24 jan Criativos, “apesar de você”
XXVII Moitará discute efeitos do regime ditatorial sobre a psique a cultura.
A 27ª edição do Moitará, evento anualmente realizado pela SBPA com o intuito de estudar símbolos da cultura brasileira, teve como tema “1964: Repressão, Medo e Criatividade”. No cinquentenário do golpe militar, o evento abordou a repressão e as manifestações artísticas que emergiram nesse cenário restritivo, que foram recordadas e analisadas por pensadores e representantes do mundo das artes.
Entre os dias 28 e 30 de novembro de 2014, na cidade de Campos do Jordão, SP, o público presente assistiu a 12 palestras, muitas das quais consistiram em depoimentos de pessoas que foram torturadas pelo Estado ou sofreram com a opressão sobre suas famílias e amigos.
Maria Rita Kehl, psicanalista e membro da Comissão da Verdade, recordou como boa parte da classe média brasileira, conservadora como sua própria família era, temia que os comunistas dominassem o Brasil no início dos anos 1960. Ela também relatou como era o estilo de vida dos jovens no seio dessas famílias e na militância da “esquerda pop, que não gostava só das músicas de protesto”. A palestrante ainda assinalou como os festivais de música pós-golpe preparavam, de alguma maneira, uma “virada” – o sertão viraria mar.
Mas a restrição às liberdades no Brasil tornou-se ainda mais pesada no final daquela década, sendo emblemático da violência do regime o Ato Institucional nº5, de 1968. Na visão de José Miguel Wisnik, músico e ensaísta que trabalhou com Kehl na redação do jornal Movimento durante a ditadura, o AI-5 rompeu brutalmente o desejo, expresso na cultura, de um salto político.
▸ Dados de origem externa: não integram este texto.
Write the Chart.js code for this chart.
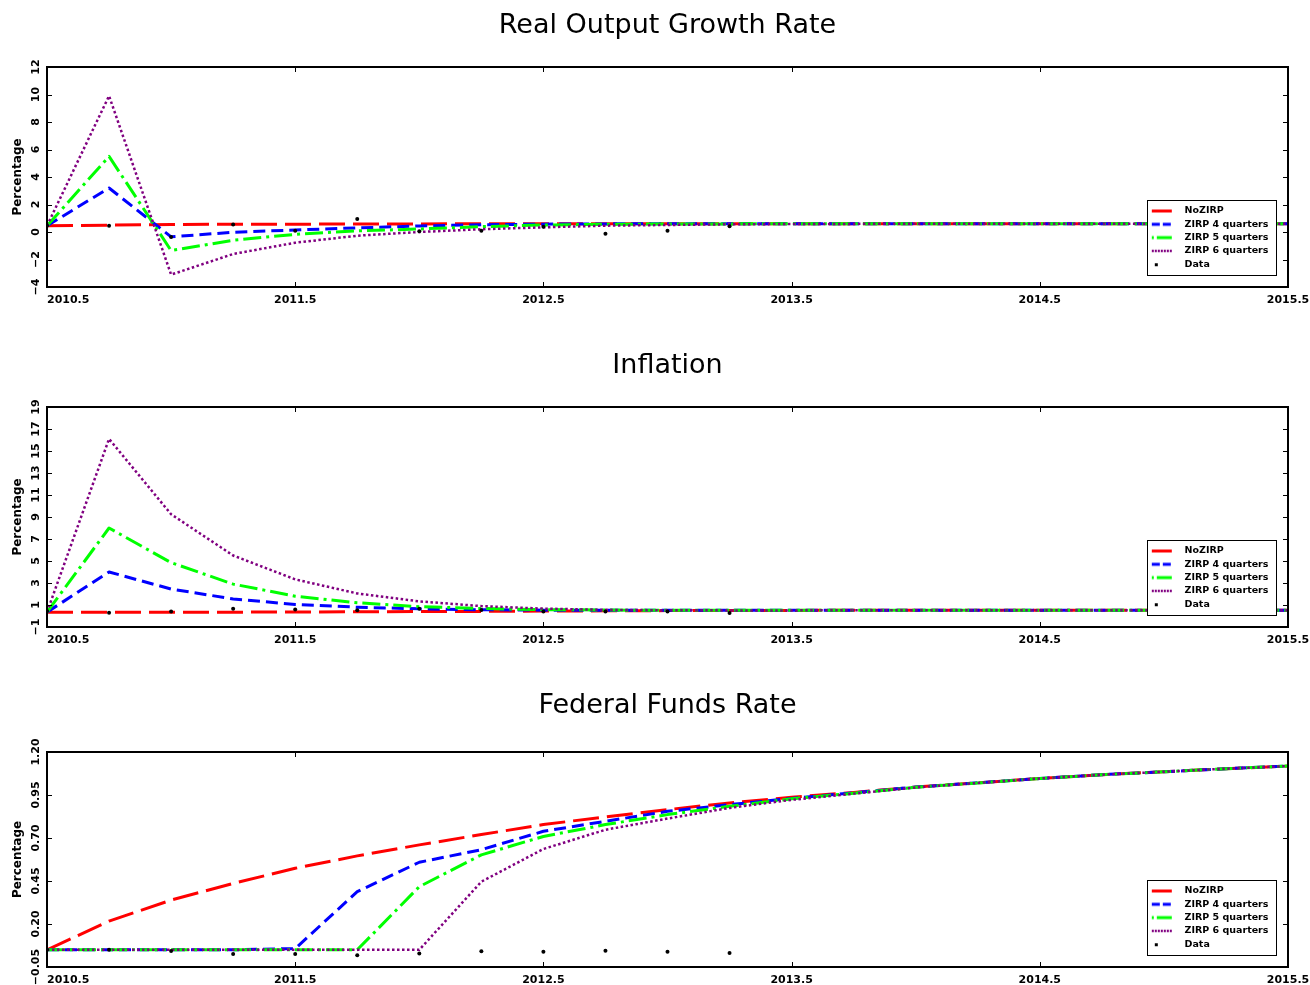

Segundo ele, “nos anos 1970, o cotidiano passou a ser algo fechado em si mesmo, e a canção tornou-se o lugar da voz da experiência coletiva: ‘Todo dia ela faz tudo sempre igual’”, cantou, recordando o verso de Chico Buarque.
Vera Valente, analista junguiana e historiadora, comentou que, após o AI-5, ela e os amigos aprenderam a falar baixo: “Sentíamos o perigo de pensar contra a ditadura”. Contudo, tendo deixado a casa dos pais para atuar na militância política clandestina, a analista, membro da SBPA, sentiu-se mais livre: “Como era bom me sentir vivendo fora da casta em que fui criada, tão fechada, prepotente, que se via como a única solução possível para o Brasil”.
Ela lembrou como sua família resistiu em reconhecer a violência que se instaurara no País e de como, apesar do medo e da dor pelos amigos presos e torturados, seu grupo não perdia o ânimo. Essa esperança de ver “o jardim florescer” está presente nos versos da canção “Apesar de Você”, do já citado Chico Buarque.
Cid Benjamin, jornalista e escritor que foi torturado, trouxe à baila o sujeito torturador de maneira peculiar. “Descobri, entre os torturadores, pessoas que possivelmente eram bons vizinhos na sociedade. Seria mais simples virar a página e dizer que todos eram monstros”, declarou. O palestrante trouxe como exemplo o médico Amílcar Lobo, que participava de sessões de tortura. Algum tempo depois, ele entrou em angústia e deu informações importantes sobre a tortura, o que o levou a ser duplamente perseguido: pelos militares e pelos militantes de esquerda.
O XXVII Moitará ainda contou com as apresentações de Ana Lia Aufranc, analista junguiana, Éder Chiodetto, fotógrafo e jornalista, Tessa Moura Lacerda, professora de filosofia, Glenda Mezarobba, cientista política, Roberto Gambini, analista junguiano, Adélia Bezerra de Meneses, professora de teoria literária, Celso Fernando Favaretto, professor de filosofia, Bayard Tonelli, ator e bailarino, e de Álvaro Ancona de Faria, analista junguiano, além da performance de Jean Garfunkel, músico.
Membros analistas da SBPA compuseram a comissão organizadora do evento: Fani Kaufman, Lenisa Castello Branco, Maria Beatriz Ferrari Borges, Selma Mantovani, Tito Cavalcanti, Verá Sá e Victor Palomo.